– Kobieta ma niesamowitą wrażliwość, jeśli chodzi o duchowość, właśnie przez swoją relacyjność. Wy w waszych rodzinach macie ogromne zadanie promieniowania duchowością – mówiła s. Anna Maria Pudełko AP w trzecim dniu rekolekcji „Sercem słuchająca jak Maryja”.
Mszę świętą w ostatnim dniu rekolekcji odprawił ks. Paweł Gałuszka. W homilii stwierdził, że w Janie Chrzcicielu ukazana jest radość tych, którzy rozpoznają przyjście Zbawiciela. Rozminąć się z Chrystusem można nawet wtedy, gdy człowiek czuje się silny i mocny, a wiara zaczyna się w momencie uniżenia człowieka. – Nie jesteśmy w stanie sami się zbawić. Jako Kościół potrzebujemy Zbawiciela, Jezusa Chrystusa. Największa tragedia człowieka rozpoczyna się wtedy, gdy zapatrzy się w siebie, w swoją wielkość, doskonałość i piękno – powiedział. Przywołał słowa św. Jana Pawła II, który mówił, że kobieta stała się dla mężczyzny źródłem podziwu. Ona otwiera na doświadczenie czegoś, co przekracza człowieka, zawiera się w niej ostatnie słowo Stwórcy. Bóg zawierza kobiecie drugiego człowieka, tym samym wierząc w to, że ona potrafi odpowiedzieć miłością. – By dawać wiarę, trzeba w niej uczestniczyć. Nie wystarczy być widzem, statystą – wskazał ks. Paweł Gałuszka. – Nie tylko nosisz słowo Boga, ale jesteś słowem Boga. Ciągle się nim stajesz, gdy jest w Tobie postawa uniżenia, otwartości, gdy Twoja wolność poddaje się prawu miłości – dodał i przywołał słowa Jana Pawła II, w których papież mówił o ogromnej sile duchowej kobiety.
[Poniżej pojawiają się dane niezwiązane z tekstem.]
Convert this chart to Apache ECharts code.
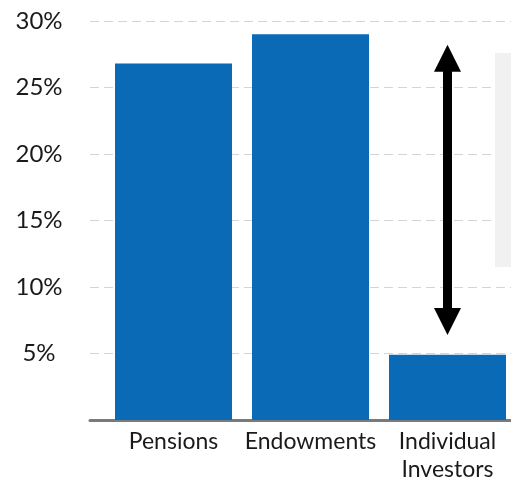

W konferencji zatytułowanej „Słucham drugich, aby obdarzać miłością” s. Anna Maria Pudełko AP stwierdziła, że człowiek słucha całym sobą, tak jak kocha całym sobą. Osoba, która nie umie słuchać jest nieuważna i niewrażliwa na innych, a kobieta, która słucha jest zaangażowana, zachwycona drugim człowiekiem oraz wolna. – Im uważniej słuchamy, tym lepiej czujemy się w relacjach, ponieważ ważne informacje nam nie unikają – wskazała s. Anna Maria Pudełko AP i zauważyła, że warto zwrócić uwagę, jakim się jest dla samego siebie, a trudne relacje pomagają odkryć nad czym należy jeszcze pracować. Miłość potrzebuje ciała, aby wypowiedzieć siebie. Jest ono wielkim darem od Boga, które wymaga szacunku. S. Anna Maria Pudełko AP przypomniała, że Maryja słuchała innych, ufając Bogu. Matka Boża była także słuchana przez samego Jezusa i apostołów.
– Kobieta ma niesamowitą wrażliwość, jeśli chodzi o duchowość, właśnie przez swoją relacyjność. Wy w waszych rodzinach macie ogromne zadanie promieniowania duchowością. Wystarczy, żebyście budowały głęboką relację z Bogiem i będziecie nią promieniowały – powiedziała s. Anna Maria Pudełko AP. Kobiety świadome swej wartości i piękna są gotowe do wspaniałych spotkań. – Dziś bardzo tego potrzebujemy, by odkrywać w Bogu piękno duchowe, które emanuje z całej naszej osoby, aby stawać się kobietami, które wspierają inne kobiety. To nasze zadanie jako kobiet wierzących, jeżeli wierzymy, że jesteśmy Słowem Boga dla świata i darem Boga dla świata – wskazała.
Na zakończenie powierzyła uczestniczkom dwie intencje: za kobiety, które słuchają tych rekolekcji i za te, które nie wierzą w dar swej kobiecości, zamiast jednoczyć-dzielą, komunikować-krzyczą, dawać życie – niszczą je. Stwierdziła, że te kobiety wyjątkowo potrzebują modlitwy jako gestu siostrzanej miłości.
Trzeci dzień rekolekcji zakończył się koncert uwielbienia, który poprowadził o. Łukasz Buksa z zespołem.